Top Oxfordshire band Radiohead are among famous stars backing moves to secure bail for asylum seekers detained at Campsfield House, in Kidlington.

The band members, who got together at Abingdon School, have lent their support to a new book called Opening the Doors to Freedom.

The book has been published as a tribute to the tireless work of many people in Oxford who have campaigned on behalf of the detainees.

Money raised from Radiohead's 2001 South Park concert in Oxford financed the publication, which includes messages of support from the band, actress Dame Diana Rigg, poet Benjamin Zephaniah, and novelist Beverley Naidoo.

The book also details how radio DJ John Peel helped successfully bail a Romanian human rights activist from the immigration centre three years ago.

The Oxford charity, Asylum Welcome, which set up the Oxford Bail Support Group with money donated by Radiohead, has managed to secure the release of more than a hundred people held at Campsfield over the past three years.

Asylum seekers held there while waiting for their appeals to be heard have no automatic right to bail and can be held indefinitely.

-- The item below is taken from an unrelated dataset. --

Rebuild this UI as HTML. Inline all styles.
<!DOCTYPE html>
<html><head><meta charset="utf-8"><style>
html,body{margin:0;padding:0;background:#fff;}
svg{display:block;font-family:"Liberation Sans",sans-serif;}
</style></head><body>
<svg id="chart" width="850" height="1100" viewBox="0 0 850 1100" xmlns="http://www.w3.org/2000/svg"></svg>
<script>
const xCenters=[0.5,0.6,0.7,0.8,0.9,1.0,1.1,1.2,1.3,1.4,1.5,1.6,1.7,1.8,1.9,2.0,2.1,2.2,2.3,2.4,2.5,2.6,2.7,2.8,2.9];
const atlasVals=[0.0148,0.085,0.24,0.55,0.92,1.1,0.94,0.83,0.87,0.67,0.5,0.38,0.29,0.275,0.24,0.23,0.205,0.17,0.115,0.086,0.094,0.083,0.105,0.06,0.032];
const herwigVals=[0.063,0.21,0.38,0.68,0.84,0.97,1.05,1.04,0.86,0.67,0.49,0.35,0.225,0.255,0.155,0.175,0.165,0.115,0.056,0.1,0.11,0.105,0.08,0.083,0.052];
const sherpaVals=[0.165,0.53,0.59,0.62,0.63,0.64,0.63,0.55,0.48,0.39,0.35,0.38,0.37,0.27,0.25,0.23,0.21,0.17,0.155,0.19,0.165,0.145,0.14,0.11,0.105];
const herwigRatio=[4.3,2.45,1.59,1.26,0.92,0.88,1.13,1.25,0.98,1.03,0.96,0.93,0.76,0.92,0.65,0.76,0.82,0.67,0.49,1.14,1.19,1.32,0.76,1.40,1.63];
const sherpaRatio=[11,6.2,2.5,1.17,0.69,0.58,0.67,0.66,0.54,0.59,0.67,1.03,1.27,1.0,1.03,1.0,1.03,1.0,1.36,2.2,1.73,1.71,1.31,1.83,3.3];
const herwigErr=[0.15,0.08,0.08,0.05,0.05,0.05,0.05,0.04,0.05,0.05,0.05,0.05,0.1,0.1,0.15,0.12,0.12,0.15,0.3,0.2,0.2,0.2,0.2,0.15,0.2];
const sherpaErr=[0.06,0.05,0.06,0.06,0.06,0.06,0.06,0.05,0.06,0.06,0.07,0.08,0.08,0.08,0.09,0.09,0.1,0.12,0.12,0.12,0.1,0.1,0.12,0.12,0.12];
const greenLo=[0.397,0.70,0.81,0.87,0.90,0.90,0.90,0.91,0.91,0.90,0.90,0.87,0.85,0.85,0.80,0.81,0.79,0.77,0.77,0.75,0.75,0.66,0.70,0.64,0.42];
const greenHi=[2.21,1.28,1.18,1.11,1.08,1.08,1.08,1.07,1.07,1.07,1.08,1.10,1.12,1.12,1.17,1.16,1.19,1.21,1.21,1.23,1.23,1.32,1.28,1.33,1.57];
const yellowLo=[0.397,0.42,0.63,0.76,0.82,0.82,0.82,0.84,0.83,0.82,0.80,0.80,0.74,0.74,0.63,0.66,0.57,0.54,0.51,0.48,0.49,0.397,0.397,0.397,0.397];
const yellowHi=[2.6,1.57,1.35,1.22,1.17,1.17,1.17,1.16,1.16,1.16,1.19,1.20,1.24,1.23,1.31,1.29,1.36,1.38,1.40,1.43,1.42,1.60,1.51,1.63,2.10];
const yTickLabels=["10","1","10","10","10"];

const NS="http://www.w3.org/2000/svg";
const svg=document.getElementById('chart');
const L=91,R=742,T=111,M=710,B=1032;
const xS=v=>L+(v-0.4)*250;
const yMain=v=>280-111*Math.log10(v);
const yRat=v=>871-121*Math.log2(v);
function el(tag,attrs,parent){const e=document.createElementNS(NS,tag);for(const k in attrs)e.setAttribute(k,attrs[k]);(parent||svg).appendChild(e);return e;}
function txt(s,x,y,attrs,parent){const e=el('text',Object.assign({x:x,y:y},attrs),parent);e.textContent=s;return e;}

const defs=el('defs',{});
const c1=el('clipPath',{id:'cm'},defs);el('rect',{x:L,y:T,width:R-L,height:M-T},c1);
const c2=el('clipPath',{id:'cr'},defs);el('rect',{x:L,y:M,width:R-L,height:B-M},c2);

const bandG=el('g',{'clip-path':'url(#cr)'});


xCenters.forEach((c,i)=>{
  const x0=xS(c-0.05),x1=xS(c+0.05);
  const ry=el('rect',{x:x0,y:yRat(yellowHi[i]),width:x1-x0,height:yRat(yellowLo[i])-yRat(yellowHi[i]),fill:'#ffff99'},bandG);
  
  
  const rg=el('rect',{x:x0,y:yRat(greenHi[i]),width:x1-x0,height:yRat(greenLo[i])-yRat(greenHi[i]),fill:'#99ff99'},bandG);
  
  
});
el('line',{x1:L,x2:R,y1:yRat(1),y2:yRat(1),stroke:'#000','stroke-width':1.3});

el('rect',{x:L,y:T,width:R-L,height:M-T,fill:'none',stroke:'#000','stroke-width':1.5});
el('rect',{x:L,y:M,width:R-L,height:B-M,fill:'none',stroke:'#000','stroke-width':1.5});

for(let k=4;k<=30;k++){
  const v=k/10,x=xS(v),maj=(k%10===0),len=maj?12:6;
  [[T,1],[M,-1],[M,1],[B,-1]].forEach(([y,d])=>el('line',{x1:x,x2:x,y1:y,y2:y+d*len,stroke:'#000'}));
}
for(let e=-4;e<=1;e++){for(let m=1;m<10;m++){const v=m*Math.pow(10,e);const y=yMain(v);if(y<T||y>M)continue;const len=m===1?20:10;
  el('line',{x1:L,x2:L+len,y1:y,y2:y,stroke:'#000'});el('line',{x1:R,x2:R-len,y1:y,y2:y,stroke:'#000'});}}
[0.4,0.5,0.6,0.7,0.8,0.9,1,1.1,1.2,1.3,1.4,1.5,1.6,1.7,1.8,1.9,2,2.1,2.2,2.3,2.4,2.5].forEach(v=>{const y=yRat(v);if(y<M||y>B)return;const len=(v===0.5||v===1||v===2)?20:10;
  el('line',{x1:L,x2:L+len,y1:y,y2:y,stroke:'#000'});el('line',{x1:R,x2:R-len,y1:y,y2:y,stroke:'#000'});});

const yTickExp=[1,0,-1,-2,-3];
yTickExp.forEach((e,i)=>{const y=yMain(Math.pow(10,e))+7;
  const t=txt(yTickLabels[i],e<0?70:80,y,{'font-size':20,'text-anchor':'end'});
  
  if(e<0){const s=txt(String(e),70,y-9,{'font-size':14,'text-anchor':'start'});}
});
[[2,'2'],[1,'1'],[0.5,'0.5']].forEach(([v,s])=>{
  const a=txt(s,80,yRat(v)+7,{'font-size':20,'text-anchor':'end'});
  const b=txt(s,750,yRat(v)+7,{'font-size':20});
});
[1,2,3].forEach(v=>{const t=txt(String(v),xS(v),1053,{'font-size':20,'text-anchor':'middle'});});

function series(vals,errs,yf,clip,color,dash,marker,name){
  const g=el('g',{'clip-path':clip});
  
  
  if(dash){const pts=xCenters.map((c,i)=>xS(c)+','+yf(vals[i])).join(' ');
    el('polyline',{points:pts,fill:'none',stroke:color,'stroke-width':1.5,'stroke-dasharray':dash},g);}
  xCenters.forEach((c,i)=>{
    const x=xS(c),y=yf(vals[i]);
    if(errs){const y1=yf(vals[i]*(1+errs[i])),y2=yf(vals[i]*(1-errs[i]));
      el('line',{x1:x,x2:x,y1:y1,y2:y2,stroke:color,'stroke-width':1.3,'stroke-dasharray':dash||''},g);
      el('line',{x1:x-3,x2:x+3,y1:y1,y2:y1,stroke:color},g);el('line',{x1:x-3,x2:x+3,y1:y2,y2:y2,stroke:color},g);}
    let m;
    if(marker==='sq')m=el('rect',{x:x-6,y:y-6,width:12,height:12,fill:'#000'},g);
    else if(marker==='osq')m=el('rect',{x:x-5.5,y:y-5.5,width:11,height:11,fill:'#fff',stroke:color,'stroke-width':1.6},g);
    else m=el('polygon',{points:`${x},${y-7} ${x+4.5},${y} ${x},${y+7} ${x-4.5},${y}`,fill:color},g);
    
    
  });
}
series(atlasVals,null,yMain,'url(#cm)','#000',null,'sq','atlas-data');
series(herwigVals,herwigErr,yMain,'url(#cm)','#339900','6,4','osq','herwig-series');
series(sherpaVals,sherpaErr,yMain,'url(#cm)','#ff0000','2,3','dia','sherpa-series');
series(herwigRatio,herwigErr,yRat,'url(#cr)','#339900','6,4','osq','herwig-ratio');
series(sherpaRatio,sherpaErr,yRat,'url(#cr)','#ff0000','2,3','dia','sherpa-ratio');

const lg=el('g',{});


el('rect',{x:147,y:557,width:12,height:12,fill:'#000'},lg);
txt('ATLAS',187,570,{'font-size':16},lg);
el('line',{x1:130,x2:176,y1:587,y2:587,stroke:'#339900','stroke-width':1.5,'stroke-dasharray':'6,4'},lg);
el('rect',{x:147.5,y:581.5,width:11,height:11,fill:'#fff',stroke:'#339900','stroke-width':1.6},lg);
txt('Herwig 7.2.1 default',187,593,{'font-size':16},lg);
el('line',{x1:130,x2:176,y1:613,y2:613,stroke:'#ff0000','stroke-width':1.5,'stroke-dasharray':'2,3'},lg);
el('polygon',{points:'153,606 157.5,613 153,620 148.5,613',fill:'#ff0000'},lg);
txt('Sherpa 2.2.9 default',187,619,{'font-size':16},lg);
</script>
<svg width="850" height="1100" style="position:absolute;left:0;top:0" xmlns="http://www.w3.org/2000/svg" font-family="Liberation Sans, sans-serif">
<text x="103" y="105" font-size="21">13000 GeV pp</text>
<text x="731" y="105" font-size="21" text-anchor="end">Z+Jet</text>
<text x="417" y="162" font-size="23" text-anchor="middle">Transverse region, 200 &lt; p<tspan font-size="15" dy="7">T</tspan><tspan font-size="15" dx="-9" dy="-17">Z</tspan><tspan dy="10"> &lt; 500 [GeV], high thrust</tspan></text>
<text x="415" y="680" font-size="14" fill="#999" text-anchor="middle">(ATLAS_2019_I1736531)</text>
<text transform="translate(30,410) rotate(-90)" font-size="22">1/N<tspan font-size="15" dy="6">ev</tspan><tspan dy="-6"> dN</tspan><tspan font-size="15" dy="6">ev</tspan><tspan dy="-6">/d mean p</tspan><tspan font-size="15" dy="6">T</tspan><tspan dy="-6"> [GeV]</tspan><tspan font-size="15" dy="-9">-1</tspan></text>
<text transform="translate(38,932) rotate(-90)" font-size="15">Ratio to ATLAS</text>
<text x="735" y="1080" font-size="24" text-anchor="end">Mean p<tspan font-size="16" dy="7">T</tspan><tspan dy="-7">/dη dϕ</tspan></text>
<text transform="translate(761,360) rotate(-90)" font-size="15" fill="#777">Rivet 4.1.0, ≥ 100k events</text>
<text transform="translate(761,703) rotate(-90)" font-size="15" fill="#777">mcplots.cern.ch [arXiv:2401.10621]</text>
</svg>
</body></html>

A spokesman for Radiohead said: "We're proud that our music has helped provide funds so that the Oxford Bail Support Group can offer hope and liberation for some of those people unjustly imprisoned at Campsfield."

The authors of Opening Doors to Freedom all live in Oxford.

They are: Niamh McClean, a postgraduate student who specialises in the human rights of detained asylum seekers; Anne Mobbs, co-ordinator of the Oxford Bail Support Group; and Lonel Dumitrascu, a Romanian human rights activist and trustee of Asylum Welcome.

The book, priced £3.50, is available from the Quakers Bookshop, Friends' Meeting House, St Giles, Oxford, or from the support group at 43A Cardigan Street, Jericho, Oxford.